The “Single Publication Rule” and the One-Year Statute of Limitations Bar a Defamation Case

Petro-Lubricant Testing Laboratories, Inc. v. Adelman, 447 N.J. Super. 391 (App. Div. 2016).  The “single publication rule” gives a defamation plaintiff “a single cause of action, which arises at the first publication of an alleged libel, regardless of the number of copies of the publication distributed or sold.”  Churchill v. State, 378 N.J. Super. 471 (App. Div. 2005), held that the single publication rule, which was originally designed to apply to newspapers or leaflets, extended to the internet.  That case also ruled that technical changes to the allegedly offending internet publication did not constitute a new publication that would extend the statute of limitations.  There is a strict one-year statute of limitations for defamation under N.J.S.A. 2A:14-3.

The attached decision by Judge Currier reprised these issues.  Defendant created a website called ebosswatch.com.  That site invited employees to rate their employers and workplaces so that potential job applicants could see what it was really like to work there.  On August 3, 2010, defendant published an article on that site that described the individual plaintiff here, John Wintermute, in extremely negative terms, including as a racist, a violent bully, and a womanizer.  Later in 2010, defendant posted another web page that listed Wintermute as among “America’s Worst Bosses 2010” and contained a link to the prior article.

In December 2011, defendant reprinted the original article.  But this version contained a different title, removed a picture of the plaintiff laboratory that had accompanied the earlier article, and change the wording of the article’s text in certain ways.

In June 2012, plaintiffs sued defendant for defamation and related theories, citing both the 2010 and the 2011 postings.  Defendant moved for summary judgment, relying on the one-year statute of limitations.  The Law Division granted summary judgment as to the 2010 statements, but denied it as to the 2011 posting.

At the close of discovery, both sides moved for summary judgment.  Defendant also sought leave to amend his answer to assert a counterclaim for retaliation under the New Jersey Law Against Discrimination, N.J.S.A. 10:5-12(d) (“NJLAD”).  The Law Division granted defendant’s motion for summary judgment and denied that of plaintiffs, but did not accept defendant’s limitations argument.  Instead, the court relied on different grounds.  The court also denied defendant’s motion to amend his answer, on mootness grounds.

Both sides appealed.  Applying the same standard of review as did the Law Division, the Appellate Division affirmed.

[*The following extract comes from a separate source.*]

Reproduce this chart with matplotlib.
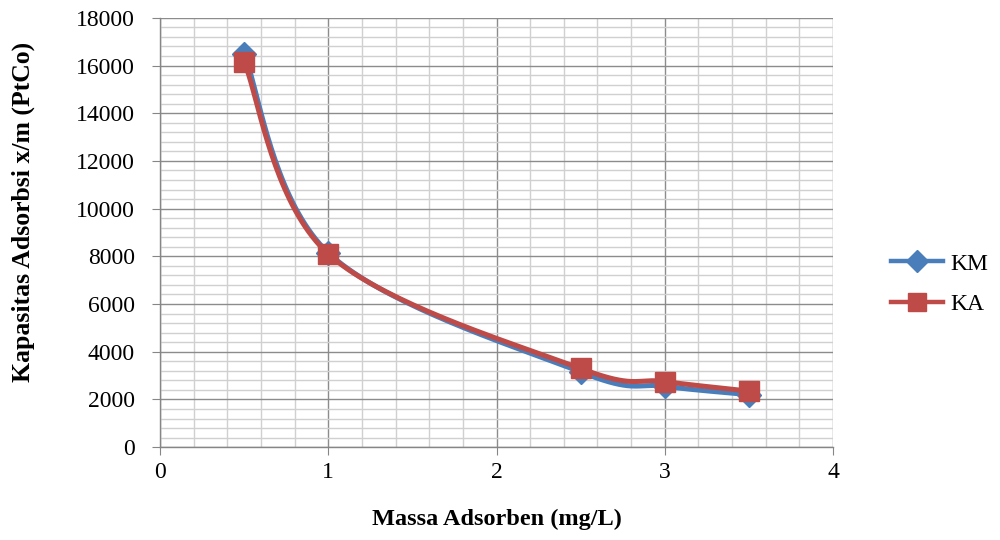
import numpy as np
import matplotlib.pyplot as plt
from matplotlib.ticker import MultipleLocator

# Adsorption capacity vs. adsorbent mass
massa = [0.5, 1.0, 2.5, 3.0, 3.5]
km = [16500, 8150, 3150, 2550, 2200]
ka = [16150, 8100, 3300, 2750, 2350]


def smooth_curve(x, y, n=40):
    # Catmull-Rom style smoothing through every point
    x = np.asarray(x, float)
    y = np.asarray(y, float)
    px = np.concatenate([[x[0]], x, [x[-1]]])
    py = np.concatenate([[y[0]], y, [y[-1]]])
    xs, ys = [], []
    t = np.linspace(0, 1, n)
    for i in range(1, len(px) - 2):
        p0 = np.array([px[i], py[i]])
        p3 = np.array([px[i + 1], py[i + 1]])
        c1 = p0 + (np.array([px[i + 1], py[i + 1]]) - np.array([px[i - 1], py[i - 1]])) / 6
        c2 = p3 - (np.array([px[i + 2], py[i + 2]]) - np.array([px[i], py[i]])) / 6
        b = ((1 - t) ** 3)[:, None] * p0 + (3 * (1 - t) ** 2 * t)[:, None] * c1 \
            + (3 * (1 - t) * t ** 2)[:, None] * c2 + (t ** 3)[:, None] * p3
        xs.extend(b[:, 0])
        ys.extend(b[:, 1])
    return np.array(xs), np.array(ys)


plt.rcParams['font.family'] = ['Liberation Serif', 'DejaVu Serif']

fig = plt.figure(figsize=(10, 5.4), dpi=100)
ax = fig.add_axes([0.16, 0.172, 0.673, 0.795])

blue = '#4a7ebb'
red = '#be4b48'

sx, sy = smooth_curve(massa, km)
ax.plot(sx, sy, color=blue, lw=3.6, solid_capstyle='round', zorder=3)
ax.plot(massa, km, ls='none', marker='D', ms=12, color=blue, zorder=4)
sx, sy = smooth_curve(massa, ka)
ax.plot(sx, sy, color=red, lw=3.6, solid_capstyle='round', zorder=5)
ax.plot(massa, ka, ls='none', marker='s', ms=14, color=red, zorder=6)

# legend handles
ax.plot([], [], color=blue, lw=3.2, marker='D', ms=11, label='KM')
ax.plot([], [], color=red, lw=3.2, marker='s', ms=13, label='KA')

ax.set_xlim(0, 4)
ax.set_ylim(0, 18000)
ax.xaxis.set_major_locator(MultipleLocator(1))
ax.xaxis.set_minor_locator(MultipleLocator(0.2))
ax.yaxis.set_major_locator(MultipleLocator(2000))
ax.yaxis.set_minor_locator(MultipleLocator(400))

ax.grid(which='major', color='#8c8c8c', lw=1.0)
ax.grid(which='minor', color='#d0d0d0', lw=1.0)
ax.set_axisbelow(True)

for side in ['top', 'right']:
    ax.spines[side].set_visible(False)
for side in ['left', 'bottom']:
    ax.spines[side].set_color('#868686')
    ax.spines[side].set_linewidth(1.0)

ax.tick_params(which='major', direction='out', length=6, color='#868686',
               labelsize=17)
ax.tick_params(which='minor', length=0)
ax.tick_params(axis='y', pad=12)
ax.tick_params(axis='x', pad=5)

ax.set_xlabel('Massa Adsorben (mg/L)', fontsize=17.5, fontweight='bold', labelpad=18)
ax.set_ylabel('Kapasitas Adsorbsi x/m (PtCo)', fontsize=18.5, fontweight='bold')
ax.yaxis.set_label_coords(-0.186, 0.548)

leg = ax.legend(loc='center left', bbox_to_anchor=(1.055, 0.38), frameon=False,
                fontsize=17, handlelength=2.2, labelspacing=0.8, handletextpad=0.3)

fig.savefig('out.png', dpi=100)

Judge Currier discussed the single publication rule and Churchill.  She then analyzed the two articles to see whether they differed sufficiently to defeat the statute of limitations argument.  She found that the differences were “immaterial,” so that the statute did not start to run again when the 2011 post went up.  “Web postings are available for an indefinite period of time.  If immaterial changes to an Internet post were to result in a retriggering of the statute of limitations on each occasion, the legislative purpose of favoring a short statute of limitations would be defeated.”  Thus, only “material” and “substantial” changes could start the statute anew.

Moreover, the language of the 2011 article was intended to lessen the “sting” of the 2010 posts.  “[A] softening of prior material in a subsequent posting should not result in the commencement of a new statute of limitations.”  Thus, the 2011 posting was not a republication but instead was covered by the single publication rule.  The suit was time-barred.

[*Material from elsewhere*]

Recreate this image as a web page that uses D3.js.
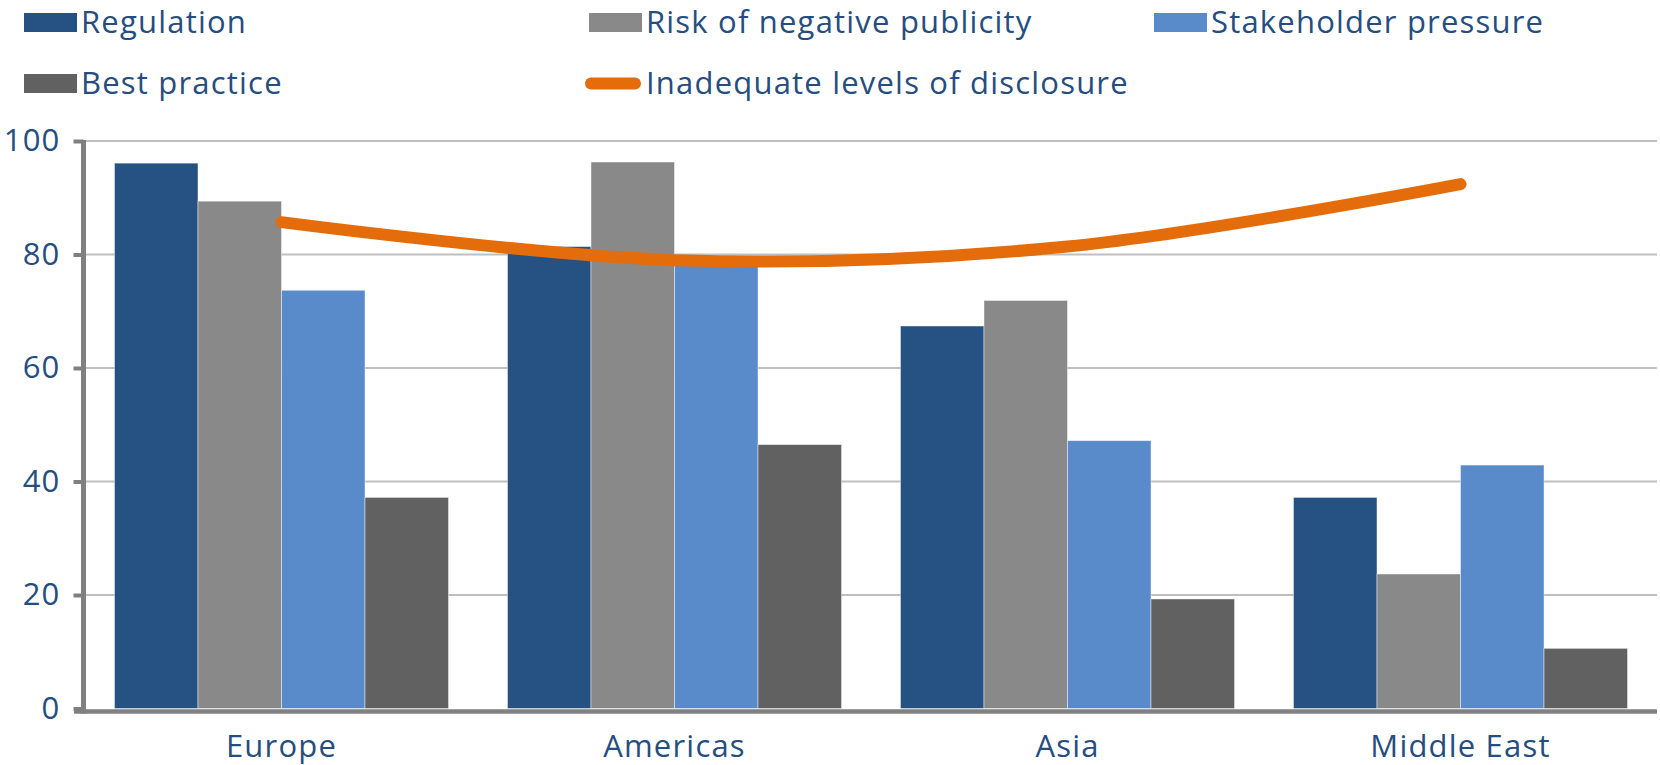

Judge Currier also made short work of defendant’s purported NJLAD retaliation claim.  Defendant lacked standing to bring that claim.  Defendant was not plaintiffs’ employee, and there was no evidence that he had any sufficient relationship with an employee of plaintiffs’ to afford standing under the NJLAD.  The panel disagreed with the Law Division’s basis for denying defendant leave to amend (mootness), but affirmed the result on standing grounds.

This case featured a visitor well-known to those who follow legal blogs.  Eugene Volokh of The Volokh Conspiracy argued the appeal for an amicus curiae who successfully argued that the “minor changes” in the 2011 article did not start the statute of limitations again.